为了弥补大家这么辛苦的拍戏,三叔很认真的说想写个马尔代夫的故事,演员们都穿着比基尼、游泳裤去冒险。大家听了之后都沉默了,导演说:“好啊,我可以在北京找个水池,搭一个马尔代夫的景,如果现在开始筹备,那明年冬天,我们所有人都可以下水拍戏。”
三叔那时候才明白“镜头前的温暖和镜头后是完全不一样的,不是写一个马尔代夫的故事,就真的能去马尔代夫。”
电影开拍前,剧本就已经很完整了,景都是按照剧本搭建,所以没办法让他现场再改编。有一次,三叔写了一场戏是有个人从梁上飞下来,非常帅,之后还有一系列事情连续发生。导演看了之后说:“非常好,但是我们没有梁。”
什么事都有遗憾,一旦剧本完成,能改动的也就台词、演员的表演、镜头的摆放。就算新的想法很多,但没办法做到。
她们开心就好,同时也证明我是有价值的...
从写作到现在拍电影,三叔一直在寻找一种认同感。
这种认同感,最初来自于腐女这个群体。

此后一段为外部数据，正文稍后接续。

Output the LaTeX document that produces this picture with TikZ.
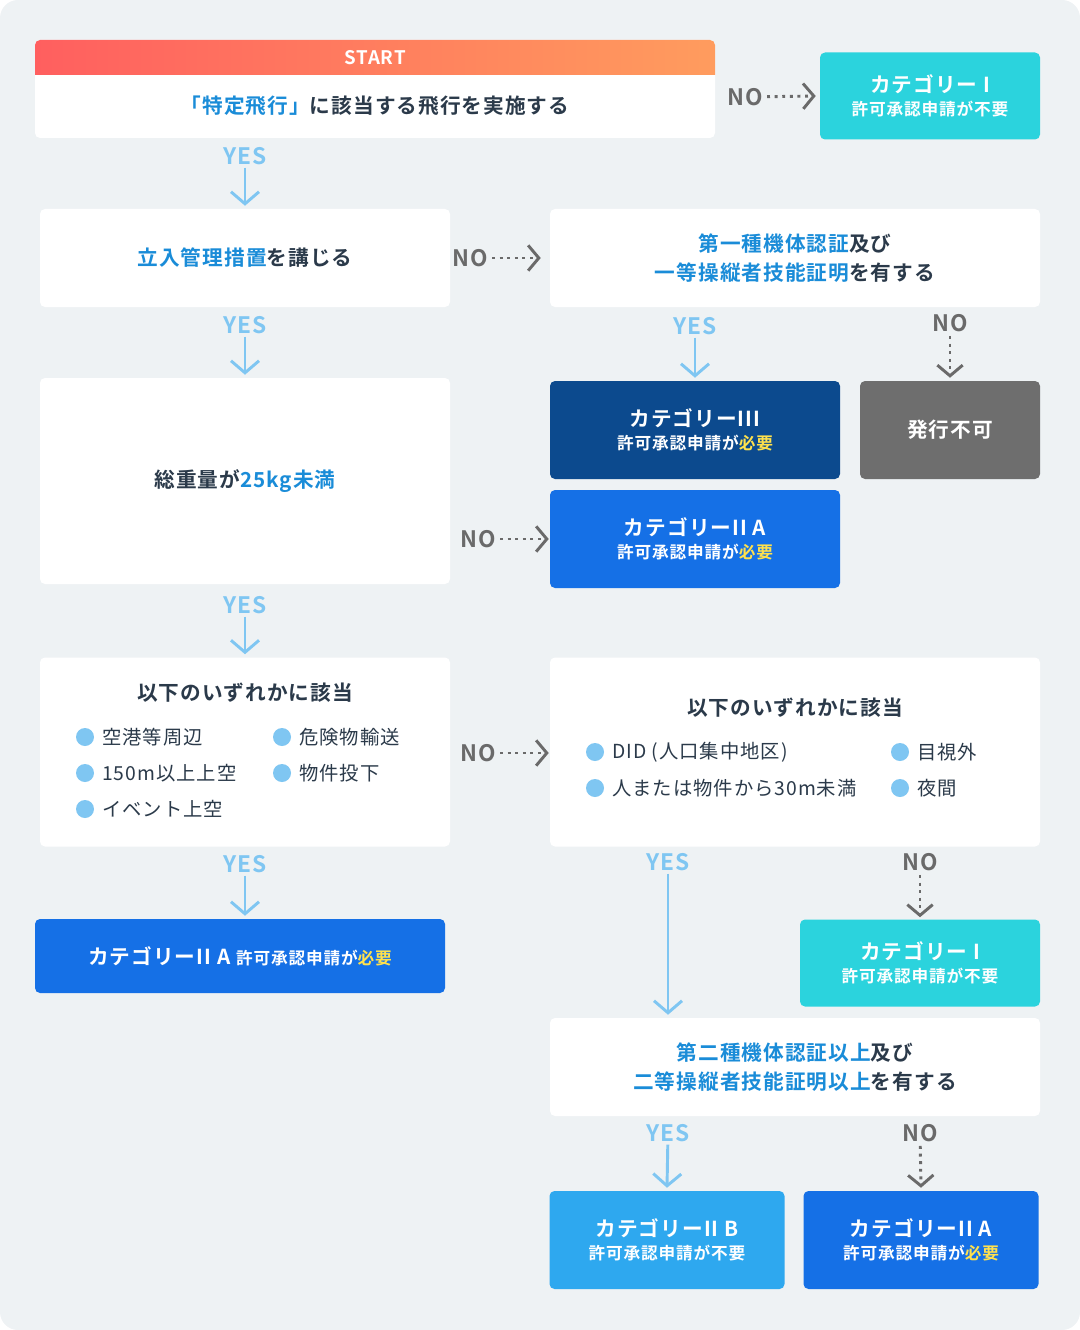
\documentclass[tikz,border=0pt]{standalone}
\usepackage{fontspec}
\setmainfont{Noto Sans CJK JP}[BoldFont={Noto Sans CJK JP Bold}, LetterSpace=5]
\usetikzlibrary{arrows.meta}
\definecolor{bgray}{HTML}{EEF2F4}
\definecolor{tdark}{HTML}{2B3A4A}
\definecolor{tblue}{HTML}{1A8CD8}
\definecolor{lblue}{HTML}{7FC6F2}
\definecolor{ngray}{HTML}{6A6A6A}
\definecolor{ccyan}{HTML}{2BD3DD}
\definecolor{cnavy}{HTML}{0C4A8E}
\definecolor{cblue}{HTML}{1570E6}
\definecolor{csky}{HTML}{2EA8EF}
\definecolor{cgray}{HTML}{6E6E6E}
\definecolor{myel}{HTML}{FFE14D}
\definecolor{sred}{HTML}{FF5F5F}
\definecolor{sorange}{HTML}{FF9C5E}
\def\pxu{0.75pt}
\newcommand\hl[1]{\textcolor{tblue}{#1}}
\newcommand\need{\textcolor{myel}{必要}}
\newcommand\subtxt[1]{{\fontsize{12.5}{15}\selectfont #1}}
\tikzset{
  box/.style={fill=white, rounded corners=5*\pxu, inner sep=0pt, align=center,
    text=tdark, font=\bfseries\fontsize{15.5}{22}\selectfont},
  cbox/.style={box, text=white, font=\bfseries\fontsize{15.5}{19}\selectfont},
  yeslab/.style={text=lblue, font=\bfseries\fontsize{17}{17}\selectfont, inner sep=2pt},
  nolab/.style={text=ngray, font=\bfseries\fontsize{17}{17}\selectfont, inner sep=3pt},
  yesarr/.style={draw=lblue, line width=2.2pt, -{Straight Barb[length=9pt, width=21pt, line width=2.2pt]}},
  noarr/.style={draw=ngray, line width=2.2pt, dash pattern=on 2.2pt off 3.5pt,
    -{Straight Barb[length=8pt, width=19pt, line width=2.2pt]}},
  item/.style={anchor=west, text=tdark, font=\fontsize{14.5}{16}\selectfont, inner sep=0pt},
  dot/.style={fill=lblue, circle, inner sep=0pt, minimum size=18*\pxu}
}
\begin{document}
\begin{tikzpicture}[x=\pxu, y=-\pxu]
\fill[bgray, rounded corners=18*\pxu] (0,0) rectangle (1080,1330);
\useasboundingbox (0,0) rectangle (1080,1330);
% start
\node[box, minimum width=680*\pxu, minimum height=98*\pxu] (start) at (375,89) {};
\begin{scope}
\clip[rounded corners=5*\pxu] (35,40) rectangle (715,138);
\shade[left color=sred, right color=sorange] (35,40) rectangle (715,75);
\end{scope}
\node[text=white, font=\bfseries\fontsize{14}{14}\selectfont] at (375,58) {START};
\node[text=tdark, font=\bfseries\fontsize{15.5}{15}\selectfont] at (375,106) {\hl{「特定飛行」}に該当する飛行を実施する};
\node[cbox, fill=ccyan, minimum width=220*\pxu, minimum height=87*\pxu] (cat1a) at (930,96)
  {カテゴリー I\\[-2pt]\subtxt{許可承認申請が不要}};
% row 2
\node[box, minimum width=410*\pxu, minimum height=98*\pxu] (kanri) at (245,258) {\hl{立入管理措置}を講じる};
\node[box, minimum width=490*\pxu, minimum height=98*\pxu] (first) at (795,258)
  {\hl{第一種機体認証}及び\\\hl{一等操縦者技能証明}を有する};
% row 3
\node[box, minimum width=410*\pxu, minimum height=206*\pxu] (weight) at (245,481) {総重量が\hl{25kg未満}};
\node[cbox, fill=cnavy, minimum width=290*\pxu, minimum height=98*\pxu] (cat3) at (695,430)
  {カテゴリーIII\\[-2pt]\subtxt{許可承認申請が\need}};
\node[cbox, fill=cgray, minimum width=180*\pxu, minimum height=98*\pxu] (ng) at (950,430) {発行不可};
\node[cbox, fill=cblue, minimum width=290*\pxu, minimum height=98*\pxu] (cat2a) at (695,539)
  {カテゴリーII A\\[-2pt]\subtxt{許可承認申請が\need}};
% row 4
\node[box, minimum width=410*\pxu, minimum height=189*\pxu] (lista) at (245,752) {};
\node[box] at (245,693) {以下のいずれかに該当};
\foreach \x/\y/\t in {85/737/空港等周辺, 282/737/危険物輸送, 85/773/150m以上上空, 282/773/物件投下, 85/809/イベント上空}
  {\node[dot] at (\x,\y) {}; \node[item] at (\x+17,\y) {\t};}
\node[box, minimum width=490*\pxu, minimum height=189*\pxu] (listb) at (795,752) {};
\node[box] at (795,708) {以下のいずれかに該当};
\foreach \x/\y/\t in {595/752/DID (人口集中地区), 900/752/目視外, 595/788/人または物件から30m未満, 900/788/夜間}
  {\node[dot] at (\x,\y) {}; \node[item] at (\x+17,\y) {\t};}
% row 5
\node[cbox, fill=cblue, minimum width=410*\pxu, minimum height=74*\pxu] (cat2b) at (240,956)
  {カテゴリーII A \subtxt{許可承認申請が\need}};
\node[cbox, fill=ccyan, minimum width=240*\pxu, minimum height=87*\pxu] (cat1b) at (920,963)
  {カテゴリー I\\[-2pt]\subtxt{許可承認申請が不要}};
\node[box, minimum width=490*\pxu, minimum height=98*\pxu] (second) at (795,1067)
  {\hl{第二種機体認証以上}及び\\\hl{二等操縦者技能証明以上}を有する};
\node[cbox, fill=csky, minimum width=235*\pxu, minimum height=98*\pxu] (catb) at (667,1240)
  {カテゴリーII B\\[-2pt]\subtxt{許可承認申請が不要}};
\node[cbox, fill=cblue, minimum width=235*\pxu, minimum height=98*\pxu] (catc) at (921,1240)
  {カテゴリーII A\\[-2pt]\subtxt{許可承認申請が\need}};
% labels
\node[yeslab] (y1) at (245,156) {YES};
\node[yeslab] (y2) at (245,325) {YES};
\node[yeslab] (y3) at (695,326) {YES};
\node[yeslab] (y4) at (245,605) {YES};
\node[yeslab] (y5) at (245,864) {YES};
\node[yeslab] (y6) at (668,862) {YES};
\node[yeslab] (y7) at (668,1133) {YES};
\node[nolab] (n1) at (745,97) {NO};
\node[nolab] (n2) at (470,258) {NO};
\node[nolab] (n3) at (950,323) {NO};
\node[nolab] (n4) at (478,539) {NO};
\node[nolab] (n5) at (478,753) {NO};
\node[nolab] (n6) at (920,862) {NO};
\node[nolab] (n7) at (920,1133) {NO};
% connectors
\draw[yesarr] (y1) -- ([yshift=3*\pxu]kanri.north);
\draw[yesarr] (y2) -- ([yshift=3*\pxu]weight.north);
\draw[yesarr] (y3) -- ([yshift=3*\pxu]cat3.north);
\draw[yesarr] (y4) -- ([yshift=3*\pxu]lista.north);
\draw[yesarr] (y5) -- ([yshift=3*\pxu]cat2b.north -| y5);
\draw[yesarr] (y6) -- ([yshift=3*\pxu]second.north -| y6);
\draw[yesarr] (y7) -- ([yshift=3*\pxu]catb.north);
\draw[noarr] (n1) -- ([xshift=-4*\pxu]cat1a.west);
\draw[noarr] (n2) -- ([xshift=-9*\pxu]first.west);
\draw[noarr] (n3) -- ([yshift=3*\pxu]ng.north);
\draw[noarr] (n4) -- ([xshift=-1*\pxu]cat2a.west);
\draw[noarr] (n5) -- ([xshift=-1*\pxu]listb.west |- n5);
\draw[noarr] (n6) -- ([yshift=2*\pxu]cat1b.north);
\draw[noarr] (n7) -- ([yshift=3*\pxu]catc.north);
\end{tikzpicture}
\end{document}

三叔还在写书的时候,腐女们就会私下里找他聊天,说这个是怎么样,那个是怎么样,给他普及了很多知识。因为她们,三叔还给自己定了个写书的原则叫做“你们开心就好”。
对他而言,一本书是不是有价值,不在于写了什么东西,而在于作者。一个有价值的作者,写的东西一定是有价值的。而书的价值就是可以让更多人能够从书里找到他们想要的东西。“他们开心就好,同时也证明了我是有价值的,这本身也是一件开心的事情。”
最后几句
其实反反复复这么多年,有时候连三叔自己都觉得身体里像住着两个小人。一个想搞出全中国最牛的IP;一个想就那么呆着,再也不想写了。两个小人有处得很坏的时候,不过就现在看来,他们相处得很融洽。
经历了这么多,他好像终于找到了和自己和平共处的秘诀。
“人一辈子能活多少天是固定的,你每一天都开心的话,最后就是赚的。比如今天吃碗面,我就会觉得开心,就会觉得很值得。一碗面才15块钱,有些人开心一天是要花很多很多钱的。”